这一问题一直是 AI 研究中的重大挑战。目前主要有两个解决方向。第一个方向是重新思考:是否一定要在 AI 模型内部解决数学问题?精确的记忆调用和精确的数学运算本身已经是被很好解决的问题。为什么不使用数据库和计算器来辅助 AI 模型,让它专注于自己最擅长的事情:推理与协调?这也是 OpenAI 在 ChatGPT 中集成 Python 环境和检索增强生成(RAG)的部分原因。另一个方向,则是让 AI 模型自身具备精确的记忆和数学能力。如果能够实现这一点,将极大地简化我们的生活,但目前尚不存在这样的产品。
English Original
Noisy nudging introduces an important caveat. Remember, the training process nudges the model to predict the correct next word for different input texts. This nudge can come from its direct example or other relevant examples. Consider our hot dog and basket example—it applies here too. If there are enough training examples for both “the sun rises from the east” and “on Venus, the sun rises from the west,” the model will learn both and grasp the nuances. But if there are relatively few examples about Venus, the nudges or guidance from the majority of the training data will dominate, and the model won’t learn that the sun actually rises from the west on Venus. So, when asked to predict the next word for “the sun rises from the,” the model will confidently give “east.”

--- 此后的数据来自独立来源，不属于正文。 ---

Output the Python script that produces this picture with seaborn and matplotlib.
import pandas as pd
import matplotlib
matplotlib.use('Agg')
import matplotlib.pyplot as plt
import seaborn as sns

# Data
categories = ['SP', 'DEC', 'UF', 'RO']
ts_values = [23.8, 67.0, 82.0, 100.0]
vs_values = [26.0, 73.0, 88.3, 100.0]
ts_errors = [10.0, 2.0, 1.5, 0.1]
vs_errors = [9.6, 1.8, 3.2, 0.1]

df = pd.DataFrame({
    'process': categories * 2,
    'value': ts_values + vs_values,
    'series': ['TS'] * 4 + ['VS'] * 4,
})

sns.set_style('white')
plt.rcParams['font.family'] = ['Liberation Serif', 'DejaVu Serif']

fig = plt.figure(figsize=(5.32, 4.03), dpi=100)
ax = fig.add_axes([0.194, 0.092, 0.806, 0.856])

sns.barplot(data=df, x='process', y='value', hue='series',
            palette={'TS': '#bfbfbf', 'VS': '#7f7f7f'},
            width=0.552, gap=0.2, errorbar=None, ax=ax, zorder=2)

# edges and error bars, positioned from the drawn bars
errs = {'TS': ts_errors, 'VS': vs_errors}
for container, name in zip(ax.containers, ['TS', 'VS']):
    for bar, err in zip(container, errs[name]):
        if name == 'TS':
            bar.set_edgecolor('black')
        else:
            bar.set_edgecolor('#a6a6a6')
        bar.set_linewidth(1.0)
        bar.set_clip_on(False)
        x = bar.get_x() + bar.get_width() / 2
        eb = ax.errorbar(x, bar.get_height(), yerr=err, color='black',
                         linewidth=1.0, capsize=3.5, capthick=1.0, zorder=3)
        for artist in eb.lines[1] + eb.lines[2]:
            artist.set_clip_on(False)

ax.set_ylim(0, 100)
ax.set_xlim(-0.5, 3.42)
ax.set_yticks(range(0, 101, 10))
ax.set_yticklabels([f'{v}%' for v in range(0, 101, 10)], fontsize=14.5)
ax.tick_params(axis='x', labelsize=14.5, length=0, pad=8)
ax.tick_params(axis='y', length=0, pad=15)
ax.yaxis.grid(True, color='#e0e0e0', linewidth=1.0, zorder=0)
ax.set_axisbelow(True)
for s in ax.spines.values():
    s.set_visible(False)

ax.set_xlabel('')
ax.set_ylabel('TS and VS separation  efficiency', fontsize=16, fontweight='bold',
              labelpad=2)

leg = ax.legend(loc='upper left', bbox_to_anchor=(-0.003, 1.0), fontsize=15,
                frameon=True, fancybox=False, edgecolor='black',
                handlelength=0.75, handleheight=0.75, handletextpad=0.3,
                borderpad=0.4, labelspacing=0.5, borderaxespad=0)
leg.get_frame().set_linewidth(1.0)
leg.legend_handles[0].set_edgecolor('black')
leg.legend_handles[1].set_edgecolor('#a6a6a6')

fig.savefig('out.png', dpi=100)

This is why we can only rely on the LLM’s knowledge when it appears many times in the training data. This reliance is rooted in the noisy nudging process. If the knowledge doesn’t appear frequently enough to penetrate the noise floor, it won’t survive the nudging process or be captured by the LLM. Ultimately, the LLM is trained to predict the next word consistent with the training data. There is no explicit concept of knowledge or any check on the correctness of the knowledge, which is why it suffers from hallucination. From the perspective of predicting the next word, the hallucinated content makes perfect sense.
And it’s now natural to understand why AI models struggle with math. Math doesn’t dominate the training data, making it difficult to penetrate the noise floor. Additionally, math is a complex field with many subfields and types of questions, further thinning out the training data. However, for some subfields with sufficient training data coverage, AI models perform adequately, such as arithmetic questions involving numbers less than 100. This supports our previous theory.
This issue has been a significant challenge in AI research. There are two main directions to address it. The first is to reconsider the need to solve math problems within the AI model itself. Exact memory recall and precise math operations are already well-solved problems. Why not use databases and calculators to support the AI model, allowing it to focus on what it does best: reasoning and coordination? This is partly why OpenAI integrated the Python environment and retrieval-augmented generation in ChatGPT. The other direction is to equip AI models with accurate memory and math capabilities. Achieving this would greatly simplify our lives, but no such product exists yet.